Caricature de de B. Ivanichvili publiée dans LiberaliBidzina Ivanichvili, milliardaire géorgien bien classé parmi les fortunes de ce monde, vient en effet de déclarer officiellement qu’il comptait jouer un rôle de premier plan dans la vie de son pays, pour en changer l’orientation politique et économique.

Les Géorgiens ont l’habitude de telles déclarations, mêlant prétention méridionale et provocation gratuite: la plupart des leaders de partis politiques ont commencé leur carrière en s’offrant une telle publicité, médiatiquement payante. Dans ce cas, le coming out est une totale surprise.

Un milliardaire au-dessus de tout soupçon

Bidzina Ivanichvili n’est pas un inconnu: oligarque russe d’origine géorgienne ayant fait fortune à la chute de l’URSS dans les secteurs de l’informatique, de la banque et des matières premières, il quitte la Russie pour la Géorgie en 2004, et devient citoyen géorgien une fois Mikhéil Saakachvili au pouvoir. L’homme, installé entre Tbilissi et son village natal - qu’il transforme en petite enclave prospère bénéficiant de ses largesses - est respecté pour sa discrétion et sa distance affectée pour la politique.

Le « milliardaire philanthrope » suscite d’autant plus l’admiration qu’il est totalement absent des médias: on ne connaît de lui qu’une poignée de photos, une seule interview datant de 2005 et pratiquement aucune rumeur négative.

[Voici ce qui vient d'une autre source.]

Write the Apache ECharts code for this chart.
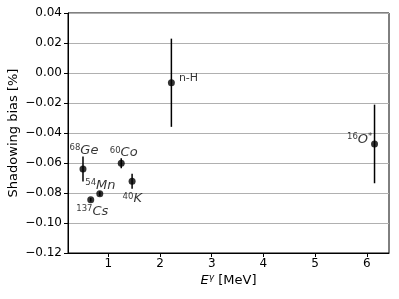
<!DOCTYPE html>
<html><head><meta charset="utf-8">
<script src="https://cdn.jsdelivr.net/npm/echarts@6/dist/echarts.min.js"></script>
<style>html,body{margin:0;padding:0;background:#fff}#c{width:399px;height:299px}</style>
</head><body><div id="c"></div>
<script>
// Data
var sources = ['68Ge', '137Cs', '54Mn', '60Co', '40K', 'n-H', '16O*'];
var energies = [0.51, 0.66, 0.835, 1.25, 1.46, 2.22, 6.15];
var bias = [-0.064, -0.0845, -0.0805, -0.0602, -0.0722, -0.0065, -0.0473];
var errors = [0.0084, 0.0012, 0.0015, 0.0033, 0.005, 0.0294, 0.0262];
var yTicks = [-0.12, -0.10, -0.08, -0.06, -0.04, -0.02, 0.00, 0.02, 0.04];
var xTicks = [1, 2, 3, 4, 5, 6];

// label texts (rich) and placement (style only)
var labelTexts = [
  '{sup|68}{el|Ge}', '{sup|137}{el|Cs}', '{sup|54}{el|Mn}', '{sup|60}{el|Co}',
  '{sup|40}{el|K}', '{plain|n-H}', '{sup|16}{el|O}{sup|*}'
];
var labelPos = [[-10, -22], [-11, 8], [-11, -12], [-8, -14], [-6, 14], [11, -8], [-24, -8]];

var font = 'DejaVu Sans';
var chart = echarts.init(document.getElementById('c'), null, {renderer: 'canvas'});

var pts = energies.map(function (e, i) {
  return {
    value: [e, bias[i]],
    label: {show: true, formatter: labelTexts[i], position: labelPos[i]}
  };
});
var errData = energies.map(function (e, i) { return [e, bias[i] - errors[i], bias[i] + errors[i]]; });

var richStyle = {
  sup: {fontSize: 8.5, fontFamily: font, color: '#000', verticalAlign: 'top', lineHeight: 14},
  el: {fontSize: 13, fontFamily: font, fontStyle: 'italic', color: '#000', lineHeight: 14},
  plain: {fontSize: 11, fontFamily: font, color: '#000', lineHeight: 14}
};

chart.setOption({
  animation: false,
  backgroundColor: '#fff',
  grid: {left: 68, right: 10, top: 13, bottom: 46, outerBoundsMode: 'none', containLabel: false, show: true, borderColor: '#000', borderWidth: 1, backgroundColor: 'transparent'},
  xAxis: {
    type: 'value', min: 0.22, max: 6.43,
    name: '{i|E}{s|γ} [MeV]', nameLocation: 'middle', nameGap: 20, nameMoveOverlap: false,
    nameTextStyle: {
      fontFamily: font, fontSize: 13, color: '#000',
      rich: {
        i: {fontFamily: font, fontSize: 13, fontStyle: 'italic', color: '#000', lineHeight: 16},
        s: {fontFamily: font, fontSize: 9, fontStyle: 'italic', color: '#000', verticalAlign: 'top', lineHeight: 16}
      }
    },
    axisLine: {show: true, onZero: false, lineStyle: {color: '#000', width: 1}},
    axisTick: {show: true, length: 4, inside: false, customValues: xTicks, lineStyle: {color: '#000'}},
    axisLabel: {show: true, customValues: xTicks, fontFamily: font, fontSize: 12, color: '#000', margin: 5},
    splitLine: {show: false}
  },
  yAxis: {
    type: 'value', min: -0.12, max: 0.04, interval: 0.02,
    name: 'Shadowing bias [%]', nameLocation: 'middle', nameGap: 48, nameRotate: 90, nameMoveOverlap: false,
    nameTextStyle: {fontFamily: font, fontSize: 13, color: '#000'},
    axisLine: {show: true, onZero: false, lineStyle: {color: '#000', width: 1}},
    axisTick: {show: true, length: 4, inside: false, lineStyle: {color: '#000'}},
    axisLabel: {
      fontFamily: font, fontSize: 12, color: '#000', margin: 6,
      formatter: function (v) {
        var r = Math.round(v * 100) / 100;
        return (r < 0 ? '\u2212' : '') + Math.abs(r).toFixed(2);
      }
    },
    splitLine: {show: true, lineStyle: {color: '#b0b0b0', width: 1}}
  },
  series: [
    {
      type: 'custom',
      data: errData,
      z: 3,
      renderItem: function (params, api) {
        var p1 = api.coord([api.value(0), api.value(1)]);
        var p2 = api.coord([api.value(0), api.value(2)]);
        return {
          type: 'line',
          shape: {x1: p1[0], y1: p1[1], x2: p2[0], y2: p2[1]},
          style: {stroke: '#000', lineWidth: 1.5}
        };
      }
    },
    {
      type: 'scatter',
      data: pts,
      symbol: 'circle',
      symbolSize: 7,
      z: 4,
      itemStyle: {color: '#000'},
      label: {rich: richStyle, color: '#000'}
    }
  ]
});
</script></body></html>
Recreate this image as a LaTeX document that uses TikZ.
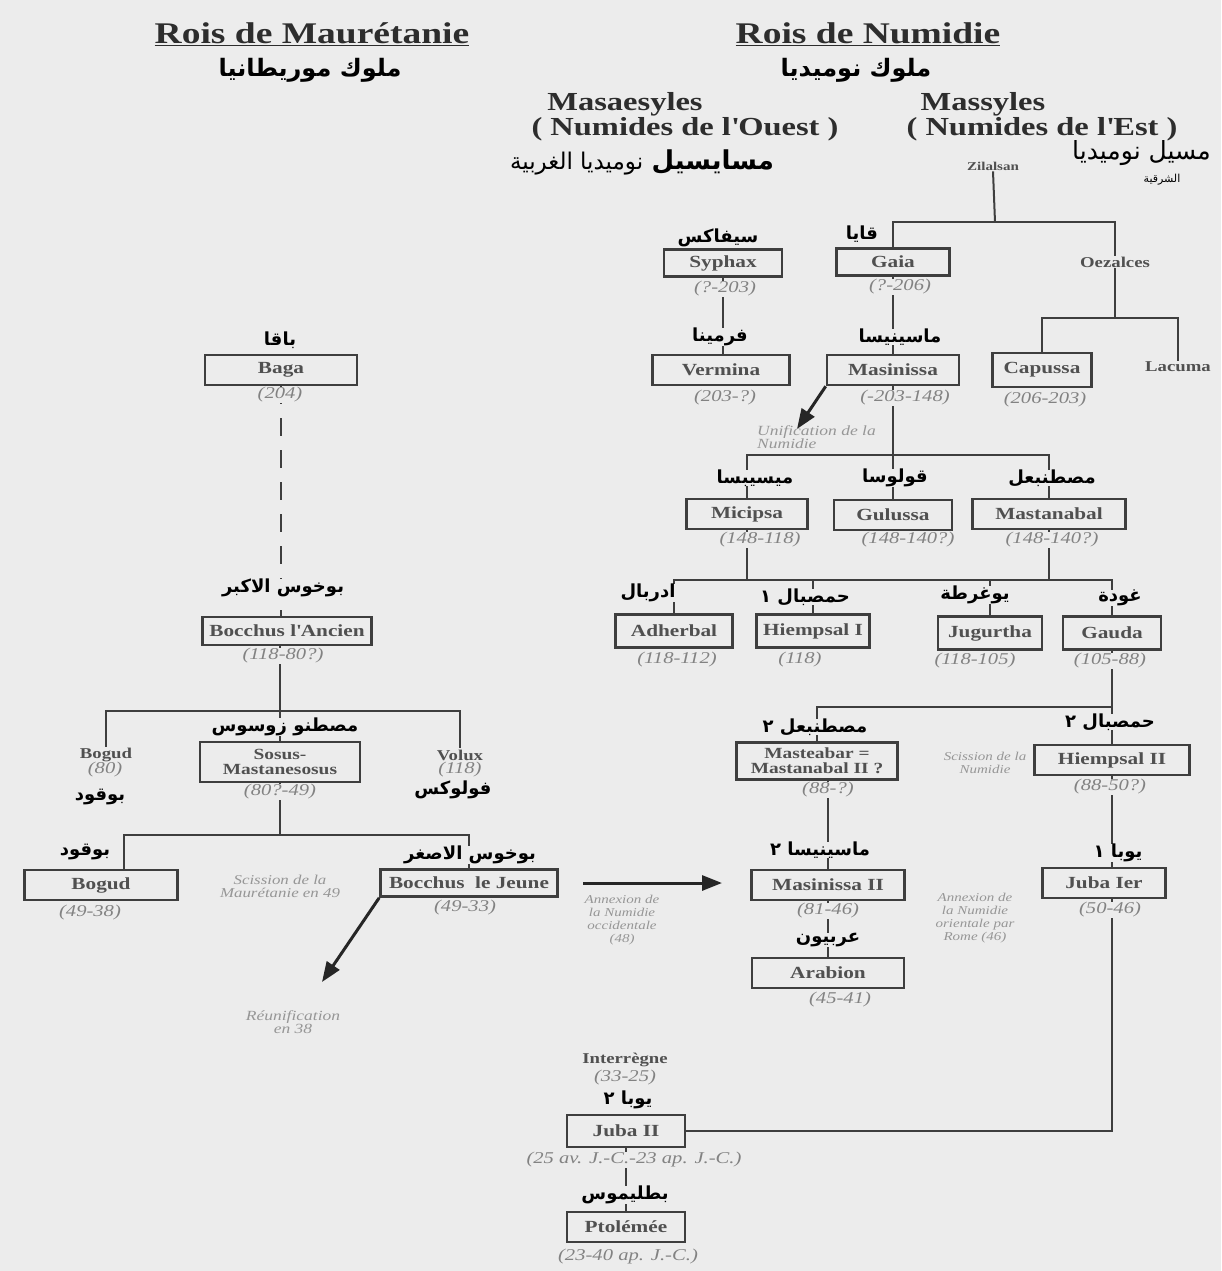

Les origines de sa fortune sont peu discutées et sont relatées sur le mode du businessman vertueux. L’usage qu’il fait de son argent est méconnu, exception faite de ses dons et de ses subventions désintéressées. Sa virginité politique le distingue et le protège de toute suspicion, qu’elle soit populaire ou des autorités.

Un homme providentiel, en quelque sorte, un sage, un demi-dieu inaccessible et admiré, vivant entre la France, son pays d’adoption, et la Géorgie…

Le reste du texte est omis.